Tuesday, February 1, 2011

The Tree, tending to

 
I suck at sitting still. I can sit, but the still part, I've gotta work on. My mind is flighty, unmoored.

In this respect, being sick this past week, and not running, has given me something I had fallen out of touch with. I dusted off the mat and got back to yoga. Note to self: you get stiff quick if you don't put in some time.

And hitting a bit of the mental immersion back into practice, I read a bit of Patanjali's Yoga Sutra. I've always gleaned a lot from that honed style of writing, from The Bhagavad Gita, The Dhammapada, where you are reading fragments, distilled to the fewest words and simple cadence. In the introduction to the Yoga Sutra, Mark Whitwell talks about the "Sutra" style like this:

The style known as Sutra, that which has few words, yet is free from ambiguity, full of essence, universal in context and affirmative.

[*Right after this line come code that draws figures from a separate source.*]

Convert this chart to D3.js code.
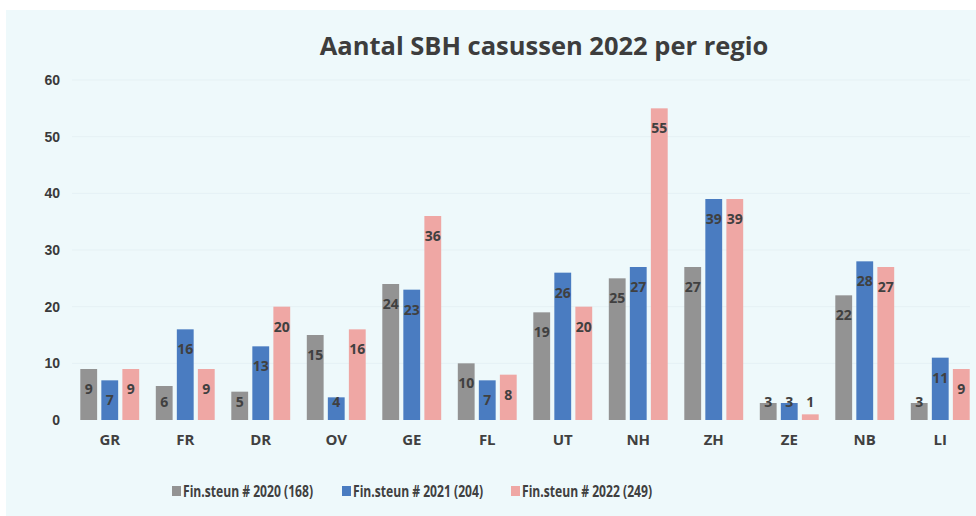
<!DOCTYPE html>
<html>
<head>
<meta charset="utf-8">
<script src="https://cdn.jsdelivr.net/npm/d3@7"></script>
<style>
  body { margin: 0; background: #ffffff; }
  svg { display: block; }
  text { font-family: "Open Sans", "DejaVu Sans", sans-serif; }
</style>
</head>
<body>
<script>
// data
const regions = ['GR', 'FR', 'DR', 'OV', 'GE', 'FL', 'UT', 'NH', 'ZH', 'ZE', 'NB', 'LI']
const steun2020 = [9, 6, 5, 15, 24, 10, 19, 25, 27, 3, 22, 3]
const steun2021 = [7, 16, 13, 4, 23, 7, 26, 27, 39, 3, 28, 11]
const steun2022 = [9, 9, 20, 16, 36, 8, 20, 55, 39, 1, 27, 9]
const seriesNames = ['Fin.steun # 2020 (168)', 'Fin.steun # 2021 (204)', 'Fin.steun # 2022 (249)']
const seriesColors = ['#939393', '#4a7cc1', '#efa7a4']
const yTicks = [0, 10, 20, 30, 40, 50, 60]

const W = 976, H = 516
const svg = d3.select('body').append('svg').attr('width', W).attr('height', H)

// chart background (scanned sheet look)
svg.append('rect').attr('x', 6).attr('y', 10).attr('width', W - 6).attr('height', H - 10)
    .attr('fill', '#eef9fb')

const x0 = d3.scaleBand().domain(regions).range([72, 978]).paddingInner(0.22).paddingOuter(0.11)
const series = [steun2020, steun2021, steun2022]
const x1 = d3.scaleBand().domain([0, 1, 2]).range([0, x0.bandwidth()]).paddingInner(0.2)
const y = d3.scaleLinear().domain([0, 60]).range([420, 80])

// light grid
svg.append('g')
    .selectAll('line')
    .data(yTicks.slice(1))
    .join('line')
    .attr('x1', 72).attr('x2', 970)
    .attr('y1', d => y(d)).attr('y2', d => y(d))
    .attr('stroke', '#e5f1f4').attr('stroke-width', 1)

// y axis labels
const yAxis = svg.append('g')
    .attr('transform', 'translate(60,0)')
    .call(d3.axisLeft(y).tickValues(yTicks).tickSize(0).tickPadding(0))
yAxis.select('.domain').remove()
yAxis.selectAll('text')
    .attr('fill', '#3a3a3a')
    .style('font-family', '"Liberation Sans", Arial, sans-serif')
    .style('font-weight', 'bold')
    .style('font-size', '14px')

// x axis labels
const xAxis = svg.append('g')
    .attr('transform', 'translate(0,430)')
    .call(d3.axisBottom(x0).tickSize(0).tickPadding(4))
xAxis.select('.domain').remove()
xAxis.selectAll('text')
    .attr('fill', '#404040')
    .style('font-weight', 'bold')
    .style('font-size', '15px')

// bars
const groups = svg.append('g')
    .selectAll('g')
    .data(regions)
    .join('g')
    .attr('transform', d => `translate(${x0(d)},0)`)

groups.selectAll('rect')
    .data((d, i) => series.map((s, k) => ({ k, v: s[i] })))
    .join('rect')
    .attr('x', d => x1(d.k))
    .attr('width', x1.bandwidth())
    .attr('y', d => y(d.v))
    .attr('height', d => y(0) - y(d.v))
    .attr('fill', d => seriesColors[d.k])

groups.selectAll('text')
    .data((d, i) => series.map((s, k) => ({ k, v: s[i] })))
    .join('text')
    .attr('x', d => x1(d.k) + x1.bandwidth() / 2)
    .attr('y', d => Math.min(y(d.v) + 20, y(0) - 18))
    .attr('dy', '0.35em')
    .attr('text-anchor', 'middle')
    .attr('fill', '#404040')
    .style('font-weight', 'bold')
    .style('font-size', '14px')
    .text(d => d.v)

// title
svg.append('text')
    .attr('x', 544).attr('y', 46)
    .attr('dy', '0.35em')
    .attr('text-anchor', 'middle')
    .attr('fill', '#3d3d3d')
    .style('font-weight', 'bold')
    .style('font-size', '25.5px')
    .text('Aantal SBH casussen 2022 per regio')

// legend (narrow face like the original, squeezed to its width)
const legendX = [172, 342, 511]
const legend = svg.append('g')
    .selectAll('g')
    .data(seriesNames)
    .join('g')
    .attr('transform', (d, i) => `translate(${legendX[i]},491)`)
legend.append('rect')
    .attr('x', 0).attr('y', -5).attr('width', 9).attr('height', 10)
    .attr('fill', (d, i) => seriesColors[i])
legend.append('text')
    .attr('x', 11).attr('dy', '0.35em')
    .attr('fill', '#404040')
    .attr('textLength', 130)
    .attr('lengthAdjust', 'spacingAndGlyphs')
    .style('font-weight', 'bold')
    .style('font-size', '16px')
    .text(d => d)
</script>
</body>
</html>
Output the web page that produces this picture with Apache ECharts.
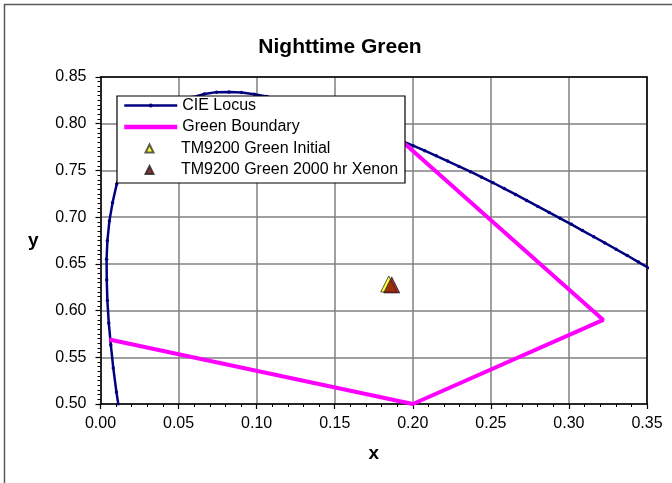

And with further study and practice, "the message takes on a deeper resonance and becomes more relevant, more revealing."

And that's sort of it. The cats who write like that, whether poetry, aphorism, sutra--few words, full of essence, universal in context, more relevant and revealing upon further reading--those are the folks I come back to.

Balance and patience don't come easy for me. But I also recognize how much trying to incorporate or practice each gives back to me. This time of year, cold but not enough snow to have fun in, too cold to dig being outside, I see photos of trails, of mountains, of singletrack through the woods, and I want to be there.

But, still being a new year, I also think about all the shit that I've left untended. That I've been meaning to get to, work on, read, what-have-you. One of those things for me is a book I'd forgotten about, John Fowles's The Tree, which kept getting bumped for something else, but is all those things I dig about reading and I settled into this morning. It could be one of those ass pocket of wonder books. We'll see.

Another one of those things is yoga. And as Patanjali says, "Yoga is the resolution of the agitations of the mind." I could use a little of that.

The other stuff? Well, I'm working on a list. I'll get back to you on that.